MLB to Fix Gender Diversity Deficit
Fresh from deciding to punish the majority black city of Atlanta, Georgia for its State Legislature's election reform law, Major League Baseball Commissioner Rob Manfred announced "it has been brought to my attention that we do not have gender equality among our players. I looked over the rosters of all our teams and noted that there isn't a single woman or transgender individual to be found. I was shocked. Half the population of this country is female. We need to field teams that look like America. We've made great progress on the racial front. Blacks, Latinos, and Asians can be found all around the league. Now it's time we fix the gender problem."
"Today, I am instructing my staff to create a plan for achieving gender equality by the year 2030," Manfred bragged. "I know there will be some who say that females can't play this sport at a high enough level to warrant being on any team. Let me point out, though, that many recreational leagues have softball teams that are 50% female. If we need to modify some rules to get this fix done, so be it."
Manfred suggested that "one thing we can do right away to increase the proportion of females in our league is to encourage as many as we can to declare themselves females trapped in male bodies. In this regard, high school athletic programs have already seen impressive results from incorporating males who identify as females into their teams. Surely we can outdo these amateurs."
In related news, Sen. Marco Rubio (R-Fla) asked Manfred "if Georgia has to lose the All-Star game because its election laws are racist, why haven't you resigned from Georgia's Augusta National Golf Club?" Manfred's reply was "why should I be pushed into a meaningless bit of self-sacrifice by a politician I don't respect?"
Buttigieg: "Racism Built into America's Infrastructure"
Secretary Pete Buttigieg said that "becoming the head of the Department of Transportation has really opened my eyes to a lot of things.

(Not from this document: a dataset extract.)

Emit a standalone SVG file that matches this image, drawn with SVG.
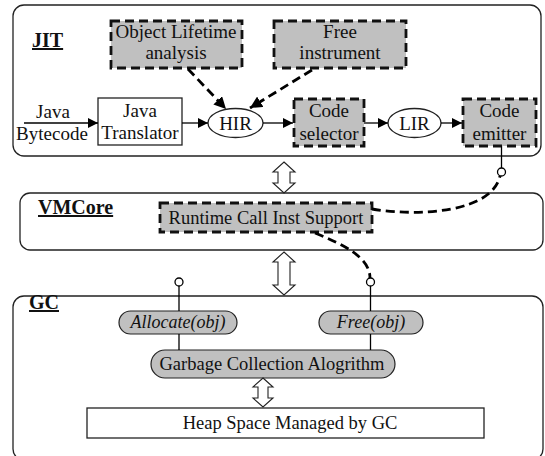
<svg xmlns="http://www.w3.org/2000/svg" width="545" height="456" viewBox="0 0 545 456">
  <defs>
    <marker id="ah" viewBox="0 0 10 10" refX="10" refY="5" markerWidth="10" markerHeight="10" markerUnits="userSpaceOnUse" orient="auto">
      <path d="M0,0 L10,5 L0,10 z" fill="#000"/>
    </marker>
    <marker id="ahd" viewBox="0 0 10 10" refX="10" refY="5" markerWidth="12" markerHeight="12" markerUnits="userSpaceOnUse" orient="auto">
      <path d="M0,0 L10,5 L0,10 z" fill="#000"/>
    </marker>
  </defs>
  <style>
    text { font-family: "Liberation Serif", "Times New Roman", serif; fill: #111; }
    .lbl { font-size: 19px; text-anchor: middle; }
    .sm { font-size: 18.5px; text-anchor: middle; }
    .title { font-size: 20px; font-weight: bold; text-decoration: underline; }
    .it { font-style: italic; font-size: 18px; text-anchor: middle; }
    .layer { fill: #fff; stroke: #222; stroke-width: 1.3; }
    .dbox { fill: #c0c0c0; stroke: #111; stroke-width: 2.8; stroke-dasharray: 9 5; }
    .pill { fill: #c0c0c0; stroke: #222; stroke-width: 1.2; }
    .plain { fill: #fff; stroke: #222; stroke-width: 1.3; }
    .line { fill: none; stroke: #000; stroke-width: 1.3; }
    .dline { fill: none; stroke: #000; stroke-width: 2.8; stroke-dasharray: 9 5; }
    .dbl { fill: #fff; stroke: #222; stroke-width: 1.1; }
    .port { fill: #fff; stroke: #000; stroke-width: 1.3; }
  </style>

  <!-- layers -->
  <g id="jit">
    <rect class="layer" x="13" y="5" width="528" height="151" rx="11"/>
    <text class="title" x="32" y="47">JIT</text>
  </g>
  <g id="vmcore">
    <rect class="layer" x="20" y="193" width="523" height="57" rx="10"/>
    <text class="title" x="38" y="214">VMCore</text>
  </g>
  <g id="gc">
    <rect class="layer" x="13" y="296" width="530" height="164" rx="11"/>
    <text class="title" x="29" y="309">GC</text>
  </g>

  <!-- JIT nodes -->
  <g id="object-lifetime">
    <rect class="dbox" x="111" y="21" width="131" height="47"/>
    <text class="lbl" x="176" y="38">Object Lifetime</text>
    <text class="lbl" x="176" y="59">analysis</text>
  </g>
  <g id="free-instrument">
    <rect class="dbox" x="274" y="21" width="132" height="47"/>
    <text class="lbl" x="340" y="38">Free</text>
    <text class="lbl" x="340" y="59">instrument</text>
  </g>
  <g id="java-bytecode">
    <text class="lbl" x="53" y="118">Java</text>
    <text class="lbl" x="52" y="140">Bytecode</text>
  </g>
  <g id="java-translator">
    <rect class="plain" x="98" y="98" width="84" height="47"/>
    <text class="lbl" x="140" y="117">Java</text>
    <text class="lbl" x="140" y="139">Translator</text>
  </g>
  <g id="hir">
    <ellipse class="plain" cx="235.5" cy="123" rx="27.5" ry="14.5"/>
    <text class="lbl" x="235.5" y="130">HIR</text>
  </g>
  <g id="code-selector">
    <rect class="dbox" x="294" y="99" width="70" height="47"/>
    <text class="lbl" x="329" y="117">Code</text>
    <text class="lbl" x="329" y="140">selector</text>
  </g>
  <g id="lir">
    <ellipse class="plain" cx="414.5" cy="123" rx="26.5" ry="14.5"/>
    <text class="lbl" x="414.5" y="130">LIR</text>
  </g>
  <g id="code-emitter">
    <rect class="dbox" x="463" y="99" width="73" height="47"/>
    <text class="lbl" x="499.5" y="117">Code</text>
    <text class="lbl" x="499.5" y="140">emitter</text>
  </g>

  <!-- VMCore node -->
  <g id="runtime-call">
    <rect class="dbox" x="160" y="203" width="212" height="29"/>
    <text class="sm" x="266" y="224">Runtime Call Inst Support</text>
  </g>

  <!-- GC nodes -->
  <g id="allocate">
    <rect class="pill" x="119" y="311" width="118" height="23" rx="11.5"/>
    <text class="it" x="178" y="328">Allocate(obj)</text>
  </g>
  <g id="free">
    <rect class="pill" x="319" y="311" width="104" height="23" rx="11.5"/>
    <text class="it" x="371" y="328">Free(obj)</text>
  </g>
  <g id="gc-algorithm">
    <rect class="pill" x="151" y="350" width="244" height="28" rx="14"/>
    <text class="sm" x="272" y="370">Garbage Collection Alogrithm</text>
  </g>
  <g id="heap">
    <rect class="plain" x="87" y="408" width="397" height="30"/>
    <text class="sm" x="290" y="429">Heap Space Managed by GC</text>
  </g>

  <!-- connectors -->
  <g id="connectors">
    <line class="line" x1="24" y1="123" x2="98" y2="123" marker-end="url(#ah)"/>
    <line class="line" x1="182" y1="123" x2="208" y2="123" marker-end="url(#ah)"/>
    <line class="line" x1="263" y1="123" x2="293" y2="123" marker-end="url(#ah)"/>
    <line class="line" x1="364" y1="123" x2="388" y2="123" marker-end="url(#ah)"/>
    <line class="line" x1="441" y1="123" x2="462" y2="123" marker-end="url(#ah)"/>

    <line class="dline" x1="188" y1="69" x2="226" y2="109" marker-end="url(#ahd)"/>
    <line class="dline" x1="312" y1="70" x2="250" y2="108" marker-end="url(#ahd)"/>

    <!-- hollow double arrows between layers -->
    <path class="dbl" d="M284,162 L295,172 L290,172 L290,183 L295,183 L284,193 L273,183 L278,183 L278,172 L273,172 Z"/>
    <path class="dbl" d="M284,252 L295,262 L290,262 L290,285 L295,285 L284,295 L273,285 L278,285 L278,262 L273,262 Z"/>
    <path class="dbl" d="M263,378 L273,387 L268,387 L268,398 L273,398 L263,407 L253,398 L258,398 L258,387 L253,387 Z"/>

    <!-- emitter port to runtime support -->
    <line class="line" x1="501.5" y1="146" x2="501.5" y2="168"/>
    <path class="dline" d="M372,209 C 420,217 492,212 500,176"/>
    <circle class="port" cx="501.5" cy="172" r="4"/>

    <!-- runtime support to free port -->
    <path class="dline" d="M315,233 C 345,245 370,258 370,278"/>
    <circle class="port" cx="370.5" cy="282" r="4"/>
    <line class="line" x1="370.5" y1="286" x2="370.5" y2="311"/>
    <line class="line" x1="370.5" y1="334" x2="370.5" y2="350"/>

    <!-- allocate port -->
    <circle class="port" cx="179" cy="282" r="4"/>
    <line class="line" x1="179" y1="286" x2="179" y2="311"/>
    <line class="line" x1="179" y1="334" x2="179" y2="350"/>
  </g>
</svg>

One of those things was the realization that our highways are inherently racist. Everyone knows that blacks prefer to ride in buses and trains. Yet, nationwide 99% of the person-miles of travel occurs in automobiles. Blacks make up 13% of the population. Shouldn't buses and trains account for at least 13% of the travel?"
"Not only do we need to stop funding more road construction, we need to start tearing down a lot of what we've already built," the Secretary suggested. "I think a carefully planned and implemented policy of tearing up existing roads will have salutary results. First, if whites no longer have enough roads to drive on they will demand that more buses and trains be provided. Second, a lot of our urban freeways separate white from black neighborhoods. This thwarts the unification the President has vowed to achieve. Third, tearing up roads will provide the good, high-paying jobs that the President has promised to stimulate. Blacks can get these jobs because tearing down things is, as we saw last summer, something they like to do and is easier than designing and building something that has to be useful and safe."
"Finally, the tax increase that is needed to fund the Biden Administration's infrastructure program will take more money away from wasteful private sector uses and put it into the hands of expert government planners," he added. "Private businesses are always trying to become more efficient—to do more with less. We Democrats know this is exactly backwards. If we do less with more that means more spending and more jobs. When I was the Mayor of South Bend I saw the stark contrast between public and private schools. Private schools had fewer employee per student, their overhead was less costly, and the students learned more—all of these features are job-killers. So the more money that can be shifted into the control of the public sector the greater the boom times will be."